[CentOS] Possible to cause Yum to "reload" packages a second time?

Wed May 3 15:29:12 UTC 2006
Adam Gibson <agibson at ptm.com>

William L. Maltby wrote:
> On Tue, 2006-05-02 at 16:04 -0400, Adam Gibson wrote:
>> Barry L. Kline wrote:
>>> I wrote in a thread entitled "ip_conntrack_ftp fails to load on
>>> CentOS4.3" that I had what I considered to be a borked upgrade, using
>>> yum update.  When I went from 4.2 -> 4.3 I ceased to be able to use the
>>> ip_conntrack_ftp module, thus cutting off my users from ftp access.
>>>
>>> What I'd like to do is get yum to rerun its update procedure, which
>>> should allow any post processing that failed to complete properly to do
>>> so.  I'm hoping that will add whatever missing piece is causing me the
>>> grief.
>>>
>> I haven't found anything to do that.
>> <snip just in time to be too late to be to be of help!  ;-)) >
> 
> I'm a rank amateur at this yum/rpm stuff, but maybe ignorant Qs will
> spark a thought?
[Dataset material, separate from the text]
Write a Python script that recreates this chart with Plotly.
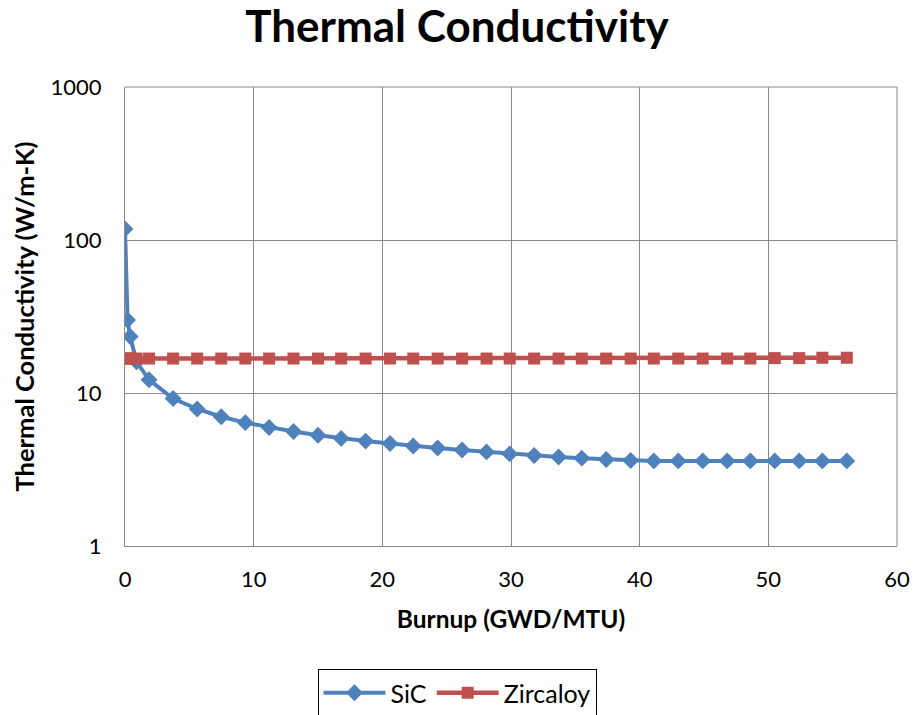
import plotly.graph_objects as go

# Data
sic_burnup = [0, 0.2, 0.4, 0.9, 1.87, 3.74, 5.61, 7.48, 9.35, 11.2, 13.1, 15.0, 16.8, 18.7,
              20.6, 22.4, 24.3, 26.2, 28.1, 29.9, 31.8, 33.7, 35.5, 37.4, 39.3, 41.1,
              43.0, 44.9, 46.8, 48.6, 50.5, 52.4, 54.2, 56.1]
sic_k = [118, 30, 23.4, 16.0, 12.2, 9.2, 7.86, 7.0, 6.4, 5.95, 5.6, 5.3, 5.05, 4.85,
         4.68, 4.5, 4.37, 4.24, 4.12, 4.0, 3.9, 3.82, 3.75, 3.68, 3.62, 3.6,
         3.6, 3.6, 3.6, 3.6, 3.6, 3.6, 3.6, 3.6]
zirc_burnup = sic_burnup
zirc_k = [16.8] * 30 + [16.9, 16.9, 17.0, 17.0]

y_tickvals = [1, 10, 100, 1000]
y_ticktext = ["1", "10", "100", "1000"]
x_tickvals = [0, 10, 20, 30, 40, 50, 60]

FONT = "Lato, 'Open Sans', sans-serif"
GRID = "#888888"

fig = go.Figure()
fig.add_trace(go.Scatter(x=sic_burnup, y=sic_k, name="SiC", mode="lines+markers",
                         line=dict(color="#4F81BD", width=4),
                         marker=dict(symbol="diamond", size=13, color="#4F81BD")))
fig.add_trace(go.Scatter(x=zirc_burnup, y=zirc_k, name="Zircaloy", mode="lines+markers",
                         line=dict(color="#C0504D", width=4.5),
                         marker=dict(symbol="square", size=12, color="#C0504D")))

fig.update_layout(
    width=914, height=715,
    paper_bgcolor="white", plot_bgcolor="white",
    margin=dict(l=125, r=17, t=87, b=169, autoexpand=False),
    font=dict(family=FONT, color="black", size=22),
    title=dict(text="<b>Thermal Conductivity</b>", x=0.5, xanchor="center",
               y=1 - 27 / 715, yanchor="middle", font=dict(size=44, family=FONT)),
    xaxis=dict(range=[0, 60], tickvals=x_tickvals, showgrid=True, gridcolor=GRID,
               gridwidth=1, showline=True, linecolor=GRID, zeroline=False,
               ticks="", tickfont=dict(size=22), ticklabelstandoff=14, automargin=False,
               title=dict(text="<b>Burnup (GWD/MTU)</b>", font=dict(size=24.5), standoff=19)),
    yaxis=dict(type="log", range=[0, 3], tickvals=y_tickvals, ticktext=y_ticktext,
               showgrid=True, gridcolor=GRID, gridwidth=1, showline=True, linecolor=GRID,
               zeroline=False, ticks="", tickfont=dict(size=22), ticklabelstandoff=18,
               automargin=False,
               title=dict(text="<b>Thermal Conductivity (W/m-K)</b>", font=dict(size=25.5),
                          standoff=8)),
    legend=dict(orientation="h", xref="container", x=0.5, xanchor="center",
                y=-(669 - 546) / 459, yanchor="top",
                bordercolor="black", borderwidth=1, font=dict(size=25),
                itemwidth=62),
    showlegend=True,
)
fig.add_shape(type="line", xref="paper", yref="paper", x0=1, x1=1, y0=0, y1=1,
              line=dict(color=GRID, width=1))
fig.add_shape(type="line", xref="paper", yref="paper", x0=0, x1=1, y0=1, y1=1,
              line=dict(color=GRID, width=1))

fig.write_html("out.html", config={"displayModeBar": False},
               post_script="document.body.style.margin='0';")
IIRC, rpm has a status check thingy that will check for
> missing files, wrong permits, etc. If the yum update really borked and
> got something into the rpm database as installed completed and that is
> erroneous, can't you ID the borked components with rpm and then do an
> install with force of the identified components?
> 
> Although I love fully automated everything (NOT!) I never leave myself
> in a state where only they can do what I want. But I'm a really old CLI
> guy that has total mistrust of the Graphical Useless Interface.
> 
> HTH

Missing files are not really the big problem.  Extra files leftover from 
not un-installing the old packages and some number of new packages that 
did not get the post-install scripts run are the big problems.